=== SOURCE MATERIAL ===

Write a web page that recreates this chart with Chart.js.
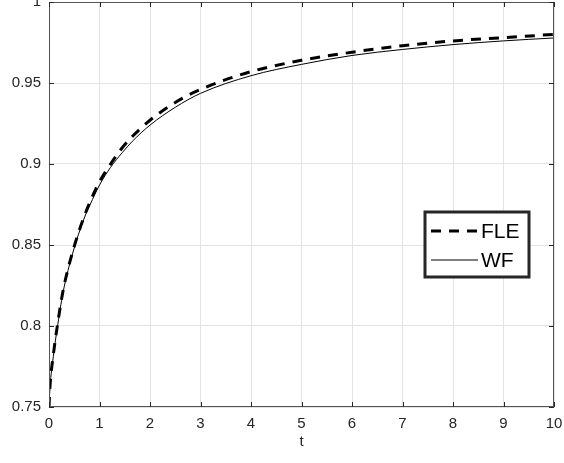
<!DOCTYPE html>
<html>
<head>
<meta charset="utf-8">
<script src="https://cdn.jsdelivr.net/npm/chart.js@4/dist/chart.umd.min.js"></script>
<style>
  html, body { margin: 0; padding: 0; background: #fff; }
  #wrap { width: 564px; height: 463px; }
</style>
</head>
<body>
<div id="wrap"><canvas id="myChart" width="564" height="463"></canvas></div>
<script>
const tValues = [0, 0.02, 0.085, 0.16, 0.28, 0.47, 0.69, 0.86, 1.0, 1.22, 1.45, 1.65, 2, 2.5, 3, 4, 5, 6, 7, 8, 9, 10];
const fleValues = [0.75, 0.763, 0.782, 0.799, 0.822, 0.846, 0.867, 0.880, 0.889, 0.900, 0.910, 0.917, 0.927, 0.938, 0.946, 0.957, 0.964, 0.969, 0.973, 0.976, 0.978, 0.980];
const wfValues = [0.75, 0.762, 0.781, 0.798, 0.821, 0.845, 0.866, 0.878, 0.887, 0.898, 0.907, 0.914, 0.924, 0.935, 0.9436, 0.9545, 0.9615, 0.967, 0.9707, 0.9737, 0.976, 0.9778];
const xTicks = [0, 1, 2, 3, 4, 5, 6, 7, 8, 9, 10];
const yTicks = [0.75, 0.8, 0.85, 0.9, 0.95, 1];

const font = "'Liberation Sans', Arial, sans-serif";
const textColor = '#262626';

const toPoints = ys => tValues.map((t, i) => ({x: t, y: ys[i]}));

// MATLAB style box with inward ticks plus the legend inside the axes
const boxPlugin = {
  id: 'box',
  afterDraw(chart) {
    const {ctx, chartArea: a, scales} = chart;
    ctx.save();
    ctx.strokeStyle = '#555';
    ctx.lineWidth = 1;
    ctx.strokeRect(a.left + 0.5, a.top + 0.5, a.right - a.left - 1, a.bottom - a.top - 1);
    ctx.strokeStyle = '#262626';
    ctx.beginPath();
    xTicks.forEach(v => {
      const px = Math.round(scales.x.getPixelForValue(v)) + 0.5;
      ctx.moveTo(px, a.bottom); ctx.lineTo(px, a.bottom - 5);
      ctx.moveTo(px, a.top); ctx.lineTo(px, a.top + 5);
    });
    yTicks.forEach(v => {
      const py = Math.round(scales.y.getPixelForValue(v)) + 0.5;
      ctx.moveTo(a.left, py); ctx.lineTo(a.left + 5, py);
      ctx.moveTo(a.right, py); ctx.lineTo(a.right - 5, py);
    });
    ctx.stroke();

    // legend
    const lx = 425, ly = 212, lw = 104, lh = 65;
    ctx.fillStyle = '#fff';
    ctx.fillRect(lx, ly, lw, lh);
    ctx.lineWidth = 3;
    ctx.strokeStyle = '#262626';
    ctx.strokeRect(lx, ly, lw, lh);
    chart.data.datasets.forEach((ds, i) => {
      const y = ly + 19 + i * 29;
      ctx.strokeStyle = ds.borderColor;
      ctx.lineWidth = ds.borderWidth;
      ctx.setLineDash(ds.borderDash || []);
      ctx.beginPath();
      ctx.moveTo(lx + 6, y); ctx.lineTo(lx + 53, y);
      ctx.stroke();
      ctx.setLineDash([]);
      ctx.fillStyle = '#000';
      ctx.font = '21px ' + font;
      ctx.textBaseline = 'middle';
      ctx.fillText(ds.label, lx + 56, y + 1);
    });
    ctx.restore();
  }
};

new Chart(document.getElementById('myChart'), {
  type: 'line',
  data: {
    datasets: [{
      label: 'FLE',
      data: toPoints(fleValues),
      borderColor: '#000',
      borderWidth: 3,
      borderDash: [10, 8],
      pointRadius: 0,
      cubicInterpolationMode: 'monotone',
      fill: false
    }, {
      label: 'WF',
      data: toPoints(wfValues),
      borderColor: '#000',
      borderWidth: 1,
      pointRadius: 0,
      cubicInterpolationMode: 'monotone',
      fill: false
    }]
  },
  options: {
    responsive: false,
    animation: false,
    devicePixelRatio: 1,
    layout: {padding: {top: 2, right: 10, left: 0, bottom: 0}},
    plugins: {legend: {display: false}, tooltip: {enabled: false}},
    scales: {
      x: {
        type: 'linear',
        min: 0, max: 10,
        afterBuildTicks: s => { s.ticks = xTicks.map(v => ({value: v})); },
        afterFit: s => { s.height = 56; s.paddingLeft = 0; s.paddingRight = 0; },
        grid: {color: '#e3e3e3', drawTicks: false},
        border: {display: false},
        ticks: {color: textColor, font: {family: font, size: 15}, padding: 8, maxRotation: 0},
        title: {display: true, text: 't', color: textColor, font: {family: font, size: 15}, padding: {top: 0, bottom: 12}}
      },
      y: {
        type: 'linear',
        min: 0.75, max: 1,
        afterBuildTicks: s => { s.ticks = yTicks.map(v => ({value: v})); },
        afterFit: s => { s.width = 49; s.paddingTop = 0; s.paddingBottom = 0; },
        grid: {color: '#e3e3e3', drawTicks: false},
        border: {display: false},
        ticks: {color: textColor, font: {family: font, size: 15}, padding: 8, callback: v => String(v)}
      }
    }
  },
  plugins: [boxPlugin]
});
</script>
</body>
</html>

===

#### [EXERCISE TASK]
Write the listing out a second time exactly, dropping all images.

#### [EXPECTED ANSWER]
Write a web page that recreates this chart with Chart.js.
<!DOCTYPE html>
<html>
<head>
<meta charset="utf-8">
<script src="https://cdn.jsdelivr.net/npm/chart.js@4/dist/chart.umd.min.js"></script>
<style>
  html, body { margin: 0; padding: 0; background: #fff; }
  #wrap { width: 564px; height: 463px; }
</style>
</head>
<body>
<div id="wrap"><canvas id="myChart" width="564" height="463"></canvas></div>
<script>
const tValues = [0, 0.02, 0.085, 0.16, 0.28, 0.47, 0.69, 0.86, 1.0, 1.22, 1.45, 1.65, 2, 2.5, 3, 4, 5, 6, 7, 8, 9, 10];
const fleValues = [0.75, 0.763, 0.782, 0.799, 0.822, 0.846, 0.867, 0.880, 0.889, 0.900, 0.910, 0.917, 0.927, 0.938, 0.946, 0.957, 0.964, 0.969, 0.973, 0.976, 0.978, 0.980];
const wfValues = [0.75, 0.762, 0.781, 0.798, 0.821, 0.845, 0.866, 0.878, 0.887, 0.898, 0.907, 0.914, 0.924, 0.935, 0.9436, 0.9545, 0.9615, 0.967, 0.9707, 0.9737, 0.976, 0.9778];
const xTicks = [0, 1, 2, 3, 4, 5, 6, 7, 8, 9, 10];
const yTicks = [0.75, 0.8, 0.85, 0.9, 0.95, 1];

const font = "'Liberation Sans', Arial, sans-serif";
const textColor = '#262626';

const toPoints = ys => tValues.map((t, i) => ({x: t, y: ys[i]}));

// MATLAB style box with inward ticks plus the legend inside the axes
const boxPlugin = {
  id: 'box',
  afterDraw(chart) {
    const {ctx, chartArea: a, scales} = chart;
    ctx.save();
    ctx.strokeStyle = '#555';
    ctx.lineWidth = 1;
    ctx.strokeRect(a.left + 0.5, a.top + 0.5, a.right - a.left - 1, a.bottom - a.top - 1);
    ctx.strokeStyle = '#262626';
    ctx.beginPath();
    xTicks.forEach(v => {
      const px = Math.round(scales.x.getPixelForValue(v)) + 0.5;
      ctx.moveTo(px, a.bottom); ctx.lineTo(px, a.bottom - 5);
      ctx.moveTo(px, a.top); ctx.lineTo(px, a.top + 5);
    });
    yTicks.forEach(v => {
      const py = Math.round(scales.y.getPixelForValue(v)) + 0.5;
      ctx.moveTo(a.left, py); ctx.lineTo(a.left + 5, py);
      ctx.moveTo(a.right, py); ctx.lineTo(a.right - 5, py);
    });
    ctx.stroke();

    // legend
    const lx = 425, ly = 212, lw = 104, lh = 65;
    ctx.fillStyle = '#fff';
    ctx.fillRect(lx, ly, lw, lh);
    ctx.lineWidth = 3;
    ctx.strokeStyle = '#262626';
    ctx.strokeRect(lx, ly, lw, lh);
    chart.data.datasets.forEach((ds, i) => {
      const y = ly + 19 + i * 29;
      ctx.strokeStyle = ds.borderColor;
      ctx.lineWidth = ds.borderWidth;
      ctx.setLineDash(ds.borderDash || []);
      ctx.beginPath();
      ctx.moveTo(lx + 6, y); ctx.lineTo(lx + 53, y);
      ctx.stroke();
      ctx.setLineDash([]);
      ctx.fillStyle = '#000';
      ctx.font = '21px ' + font;
      ctx.textBaseline = 'middle';
      ctx.fillText(ds.label, lx + 56, y + 1);
    });
    ctx.restore();
  }
};

new Chart(document.getElementById('myChart'), {
  type: 'line',
  data: {
    datasets: [{
      label: 'FLE',
      data: toPoints(fleValues),
      borderColor: '#000',
      borderWidth: 3,
      borderDash: [10, 8],
      pointRadius: 0,
      cubicInterpolationMode: 'monotone',
      fill: false
    }, {
      label: 'WF',
      data: toPoints(wfValues),
      borderColor: '#000',
      borderWidth: 1,
      pointRadius: 0,
      cubicInterpolationMode: 'monotone',
      fill: false
    }]
  },
  options: {
    responsive: false,
    animation: false,
    devicePixelRatio: 1,
    layout: {padding: {top: 2, right: 10, left: 0, bottom: 0}},
    plugins: {legend: {display: false}, tooltip: {enabled: false}},
    scales: {
      x: {
        type: 'linear',
        min: 0, max: 10,
        afterBuildTicks: s => { s.ticks = xTicks.map(v => ({value: v})); },
        afterFit: s => { s.height = 56; s.paddingLeft = 0; s.paddingRight = 0; },
        grid: {color: '#e3e3e3', drawTicks: false},
        border: {display: false},
        ticks: {color: textColor, font: {family: font, size: 15}, padding: 8, maxRotation: 0},
        title: {display: true, text: 't', color: textColor, font: {family: font, size: 15}, padding: {top: 0, bottom: 12}}
      },
      y: {
        type: 'linear',
        min: 0.75, max: 1,
        afterBuildTicks: s => { s.ticks = yTicks.map(v => ({value: v})); },
        afterFit: s => { s.width = 49; s.paddingTop = 0; s.paddingBottom = 0; },
        grid: {color: '#e3e3e3', drawTicks: false},
        border: {display: false},
        ticks: {color: textColor, font: {family: font, size: 15}, padding: 8, callback: v => String(v)}
      }
    }
  },
  plugins: [boxPlugin]
});
</script>
</body>
</html>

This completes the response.